* Launch of “junk” bonds on Shanghai bourse expected in H1
* Investment limited to institutions in trial period-sources
* Brokers, funds, asset managers to be primary investors
* Bonds issued by small firms to add to market depth
By Lu Jianxin and Kazunori Takada
SHANGHAI, March 16 (Reuters) - China’s plan to introduce high-yield corporate bonds on the Shanghai stock exchange will create a new class of investments in its capital market, bringing in new investors who have not been active in the country’s corporate debt market so far.
The move will also widen credit channels for small, private firms now largely shut out of China’s state-dominated financial system and offer alternative funding to bank loans and equity fundraising.
Analysts say the longer-term challenge of riskier instruments may also step up reform of China’s ratings system, transparency and regulations to better protect investors.

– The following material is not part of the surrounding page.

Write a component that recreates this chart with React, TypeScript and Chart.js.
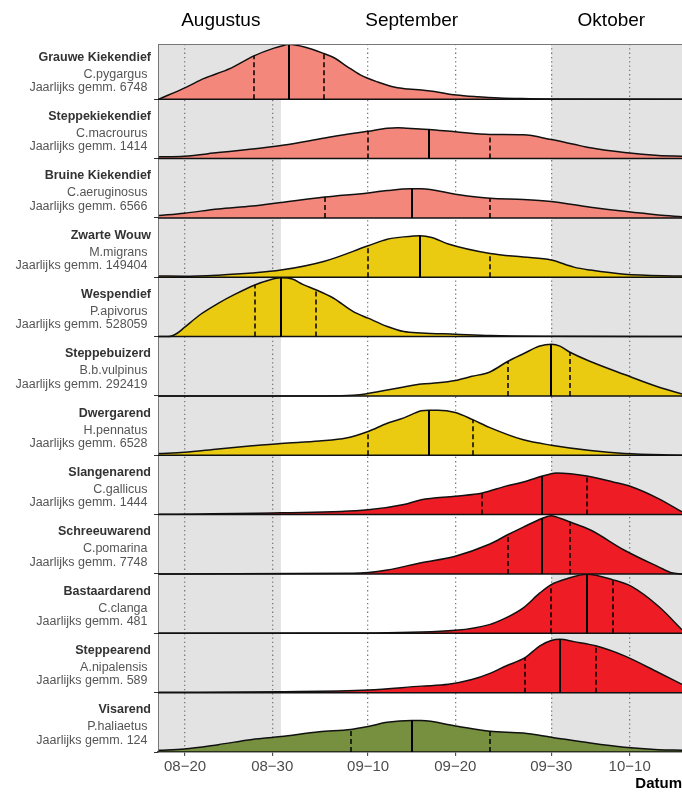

The so-called “junk” bond market is expected to open soon on a trial basis, offering high-risk, high-return corporate debt products to investors, including brokerages, asset managers, and hedging funds, sources with direct knowledge of the matter said.
The market may later open to private equity (PE) funds.
These institutions have so far mainly focused on China’s relatively mature stock and government bond markets as a lack of liquidity in the corporate debt market has constrained demand.
Allowing small private companies to start issuing bonds will help deepen the corporate debt market, where issuers have so far been dominated by large state-owned enterprises, listed companies and local government investment vehicles.
The high-yield bond market could be launched in the first half of this year, top securities regulator Guo Shuqing said last week. Traders and analysts believe the market could start with an experimental period for six months to a year.
“High-yield bonds are particularly important for asset allocations of financial institutions which have proprietary securities trading, such as brokerages and mutual funds,” said Li Jieming, bond analyst at Sealand Securities in Shenzhen.
“Those firms need to take risks for profits,” Li said.
But such risk factors will likely mean that banks and retail investors may be barred from entering the market at least during the experimental period, Li added.
A trader at a Chinese PE fund said he believed that such “risk considerations” may also prevent PE funds from trading “junk” bonds during the trial period.
But once allowed entry, risk-oriented PE funds would become primary traders of the high-yield bonds, the trader said.
Debt issuance by China’s non-financial firms accounts for around 10 percent of total corporate financing in recent years, with firms mainly relying on bank loans as the primary source of funding and the equity market to a lesser extent.
In comparison, debt financing typically accounts for 60 to 70 percent of total corporate financing in mature economies such as in the United States and in Europe.
Last week, Guo said on the sidelines of a parliamentary session that China’s high-yield bonds will be called “privately placed small- and medium-sized enterprise bonds”, hinting that “junk” bonds will be issued via private placements.
That means sellers will directly discuss coupon rates with underwriters and buyers, who may seek rates of more than 10 percent, more than double the usual cost of corporate debt.
Traders estimate underwriting fees and such high coupon rates may cost the issuer as much as 20 percent of the fundraising amount.
For investors, such high rates mean they will have to conduct a more careful analysis of each individual seller, a practice many may not be used to since macroeconomic prospects are often enough to judge the health of major companies, analysts said.
Sources said the new bonds will be initially traded on the Shanghai exchange’s fixed income platform, which is open to institutional investors only.
China’s top policymakers have been trying to expand access to funding for small enterprises, considered key to technical innovation and job creation, in a financial system dominated by large state-backed banks that lend mainly to big state firms.
Attempts to create a working bond market have so far led to a less-efficient, fragmented regulatory system.
The Chinese Securities Regulatory Commission now approves bond issues of listed firms, while the top economic planner, the National Development and Reform Commission, regulates non-listed companies issuing bonds with maturity of one year or more. Shanghai Stock Exchange Chairman Geng Liang has said the market is hammering out details for setting up the new market, including approval procedures.
Sources said authorities are considering letting “junk” bonds be supervised by the securities regulator, with only a registration required to issue the bonds as opposed to a lengthy and often cumbersome approval process presently.
“Junk” bonds are a step in the right direction for the development of China’s capital markets, many analysts say, although a lot more needs to be done.
“A mature junk debt market requires an objective rating system, and transparent information disclosure and law-protected liquidation mechanisms,” said a bond trader at a Chinese brokerage in Shanghai.